■ EXERCISE DIRECTIONS ■
Within the records below, find each line that holds the string "this", then copy it.

■ Dataset rows ■
========

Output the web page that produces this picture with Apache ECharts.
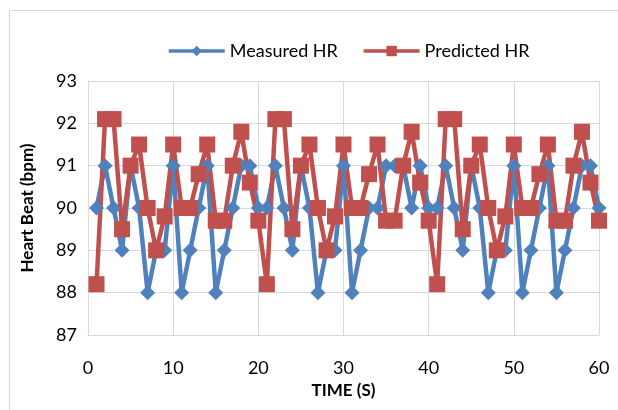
<!DOCTYPE html>
<html>
<head>
<meta charset="utf-8">
<script src="https://cdn.jsdelivr.net/npm/echarts@6/dist/echarts.min.js"></script>
<style>
html, body { margin: 0; padding: 0; background: #fff; }
#chart { width: 618px; height: 410px; }
</style>
</head>
<body>
<div id="chart"></div>
<script>
// time in seconds
var times = [1, 2, 3, 4, 5, 6, 7, 8, 9, 10, 11, 12, 13, 14, 15, 16, 17, 18, 19, 20,
	21, 22, 23, 24, 25, 26, 27, 28, 29, 30, 31, 32, 33, 34, 35, 36, 37, 38, 39, 40,
	41, 42, 43, 44, 45, 46, 47, 48, 49, 50, 51, 52, 53, 54, 55, 56, 57, 58, 59, 60];

var measuredHR = [90, 91, 90, 89, 91, 90, 88, 89, 89, 91, 88, 89, 90, 91, 88, 89, 90, 91, 91, 90,
	90, 91, 90, 89, 91, 90, 88, 89, 89, 91, 88, 89, 90, 90, 91, 91, 91, 90, 91, 90,
	90, 91, 90, 89, 91, 90, 88, 89, 89, 91, 88, 89, 90, 91, 88, 89, 90, 91, 91, 90];

var predictedHR = [88.2, 92.1, 92.1, 89.5, 91.0, 91.5, 90.0, 89.0, 89.8, 91.5, 90.0, 90.0, 90.8, 91.5, 89.7, 89.7, 91.0, 91.8, 90.6, 89.7,
	88.2, 92.1, 92.1, 89.5, 91.0, 91.5, 90.0, 89.0, 89.8, 91.5, 90.0, 90.0, 90.8, 91.5, 89.7, 89.7, 91.0, 91.8, 90.6, 89.7,
	88.2, 92.1, 92.1, 89.5, 91.0, 91.5, 90.0, 89.0, 89.8, 91.5, 90.0, 90.0, 90.8, 91.5, 89.7, 89.7, 91.0, 91.8, 90.6, 89.7];

var xRange = [0, 60, 10];   // min, max, step
var yRange = [87, 93, 1];

function pairs(ys) {
	return times.map(function(t, i) { return [t, ys[i]]; });
}

var font = 'Lato';
var dom = document.getElementById('chart');
var myChart = echarts.init(dom);

var option = {
	animation: false,
	graphic: [{
		type: 'rect',
		shape: { x: 9.5, y: 10.5, width: 640, height: 440 },
		style: { fill: 'none', stroke: '#d9d9d9', lineWidth: 1 }
	}],
	legend: {
		top: 37,
		left: 162,
		itemWidth: 56,
		itemHeight: 13,
		itemGap: 24,
		lineStyle: { width: 3.5 },
		textStyle: { fontFamily: font, fontSize: 18, color: '#000' },
		data: ['Measured HR', 'Predicted HR']
	},
	grid: {
		left: 88,
		right: 19,
		top: 81,
		bottom: 75
	},
	xAxis: {
		type: 'value',
		min: xRange[0],
		max: xRange[1],
		interval: xRange[2],
		name: 'TIME (S)',
		nameLocation: 'middle',
		nameGap: 45,
		nameTextStyle: { fontFamily: font, fontSize: 17, fontWeight: 'bold', color: '#000' },
		axisLine: { lineStyle: { color: '#d9d9d9' } },
		axisTick: { show: false },
		axisLabel: { fontFamily: font, fontSize: 18, color: '#000', margin: 24 },
		splitLine: { show: true, lineStyle: { color: '#d9d9d9', width: 1 } }
	},
	yAxis: {
		type: 'value',
		min: yRange[0],
		max: yRange[1],
		interval: yRange[2],
		name: 'Heart Beat (bpm)',
		nameLocation: 'middle',
		nameGap: 52,
		nameTextStyle: { fontFamily: font, fontSize: 17, fontWeight: 'bold', color: '#000' },
		axisLine: { show: true, lineStyle: { color: '#d9d9d9' } },
		axisTick: { show: false },
		axisLabel: { fontFamily: font, fontSize: 18, color: '#000', margin: 11 },
		splitLine: { show: true, lineStyle: { color: '#d9d9d9', width: 1 } }
	},
	series: [{
			name: 'Measured HR',
			type: 'line',
			data: pairs(measuredHR),
			symbol: 'diamond',
			symbolSize: 15,
			lineStyle: { color: '#4f81bd', width: 4.5 },
			itemStyle: { color: '#4f81bd' }
		},
		{
			name: 'Predicted HR',
			type: 'line',
			data: pairs(predictedHR),
			symbol: 'rect',
			symbolSize: 16,
			lineStyle: { color: '#c0504d', width: 4.5 },
			itemStyle: { color: '#c0504d' }
		}
	]
};

myChart.setOption(option, true);
</script>
</body>
</html>
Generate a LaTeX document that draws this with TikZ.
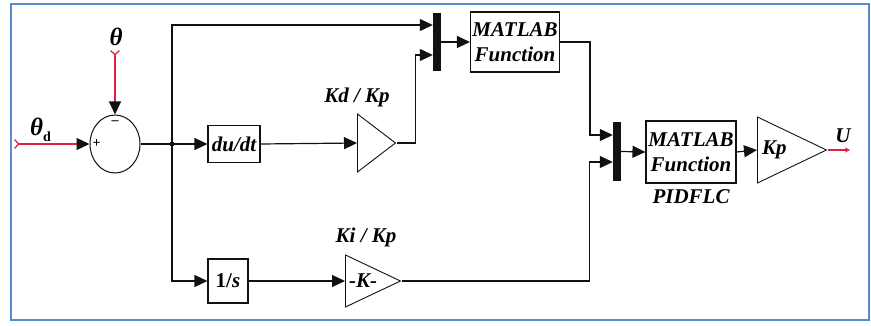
\documentclass[tikz,border=0pt]{standalone}
\usepackage{fontspec}
\setmainfont{Liberation Serif}
\usepackage{tikz}
\usetikzlibrary{shapes.geometric, arrows.meta, positioning, calc}
\definecolor{slFrame}{HTML}{5A8AD2}
\definecolor{slRed}{HTML}{E0203C}
\definecolor{slBlack}{HTML}{111111}

\begin{document}
\begin{tikzpicture}[x=1pt, y=-1pt,
  %% --- Node styles ---
  block/.style={
    rectangle, draw=slBlack, line width=1.1pt,
    fill=white, inner sep=0pt, align=center,
    font=\fontsize{21}{25}\selectfont\bfseries\itshape
  },
  gain/.style={
    isosceles triangle, isosceles triangle stretches,
    draw=slBlack, line width=0.9pt, inner sep=0pt
  },
  sumblk/.style={
    ellipse, draw=slBlack, line width=1pt,
    minimum width=50pt, minimum height=58pt
  },
  muxbar/.style={
    rectangle, fill=slBlack, inner sep=0pt,
    minimum width=8pt, minimum height=58pt
  },
  branchdot/.style={rectangle, fill=slBlack, minimum size=3.5pt, inner sep=0pt},
  lbl/.style={font=\fontsize{21}{25}\selectfont\bfseries\itshape, inner sep=0pt},
  sgn/.style={font=\fontsize{14}{14}\selectfont\bfseries, inner sep=0pt},
  %% --- Arrow styles ---
  sig/.style={-{Triangle[length=13pt, width=12pt]}, line width=1.2pt, draw=slBlack},
  insig/.style={{Straight Barb[reversed, length=4pt, width=9pt]}-{Triangle[length=13pt, width=12pt, color=slBlack]},
    line width=1.2pt, draw=slRed},
  outsig/.style={-{Stealth[length=5pt, width=5pt]}, line width=1.2pt, draw=slRed},
  frame/.style={draw=slFrame, line width=2pt}
]
\useasboundingbox (0,0) rectangle (871,326);
\draw[frame] (11,4) rectangle (869,320);

%% =========================================================
%% NODES
%% =========================================================
\node (sum)    [sumblk] at (115,144) {};
\node (splus)  [sgn] at ($(sum.west)+(7,0)$) {+};
\node (sminus) [sgn] at ($(sum.north)+(0,8)$) {--};
\node (br)     [branchdot] at (172,144) {};

\node (deriv)  [block, minimum width=52pt, minimum height=37pt] at (234,144) {du/dt};
\node (integ)  [block, minimum width=40pt, minimum height=44pt] at (228,281) {{\upshape 1/}s};

\node (kd)     [gain, minimum width=58pt, minimum height=38pt, anchor=west] at (357,143) {};
\node (ki)     [gain, minimum width=52pt, minimum height=55pt, anchor=west] at (345,281) {};
\node (kitxt)  [lbl, right=4pt of ki.west] {-K-};

\node (mux1)   [muxbar] at (437,42) {};
\node (fun1)   [block, minimum width=89pt, minimum height=60pt] at (515,42) {MATLAB\\Function};

\node (mux2)   [muxbar, minimum height=59pt] at (617,151.5) {};
\node (fun2)   [block, minimum width=90pt, minimum height=62pt] at (691,152) {MATLAB\\Function};

\node (kp)     [gain, minimum width=66pt, minimum height=69pt, anchor=west] at (757,150) {};
\node (kptxt)  [lbl, right=5pt of kp.west] {Kp};

%% labels
\node (lthetad) [lbl, anchor=west] at (30,130) {{\fontsize{25}{25}\selectfont θ}\raisebox{-6pt}{\fontsize{14}{14}\selectfont\upshape d}};
\node (ltheta)  [lbl, font=\fontsize{25}{25}\selectfont\bfseries\itshape] at (116,37) {θ};
\node (lkd)     [lbl, anchor=south] at ($(kd.west)+(0,-36)$) {Kd / Kp};
\node (lki)     [lbl, anchor=south] at ($(ki.west)+(21,-34)$) {Ki / Kp};
\node (lpid)    [lbl, below=6pt of fun2] {PIDFLC};
\node (lu)      [lbl] at (843,136) {U};

%% ports
\coordinate (thdin) at (14,144);
\coordinate (thin)  at (115,50);
\coordinate (uout)  at (850,150);
\coordinate (m1a) at ($(mux1.west)+(0,-17)$);
\coordinate (m1b) at ($(mux1.west)+(0,13)$);
\coordinate (m2a) at ($(mux2.west)+(0,-16.5)$);
\coordinate (m2b) at ($(mux2.west)+(0,10.5)$);

%% =========================================================
%% SIGNALS
%% =========================================================
\draw[insig] (thdin) -- (sum.west);
\draw[insig] (thin)  -- (sum.north);
\draw[sig] (sum.east) -- (deriv.west);
\draw[sig] (br.center) |- (m1a);
\draw[sig] (br.center) |- (integ.west);
\draw[sig] (deriv.east) -- (kd.west);
\draw[sig] (kd.apex) -- ++(19,0) |- (m1b);
\draw[sig] (mux1.east) -- (fun1.west);
\draw[sig] (fun1.east) -- ++(30,0) |- (m2a);
\draw[sig] (integ.east) -- (ki.west);
\draw[sig] (ki.apex) -- ++(188,0) |- (m2b);
\draw[sig] (mux2.east) -- (fun2.west);
\draw[sig] (fun2.east) -- (kp.west);
\draw[outsig] (kp.apex) -- (uout);

\end{tikzpicture}
\end{document}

========

■ EXERCISE OUTPUT ■
Output the web page that produces this picture with Apache ECharts.
Generate a LaTeX document that draws this with TikZ.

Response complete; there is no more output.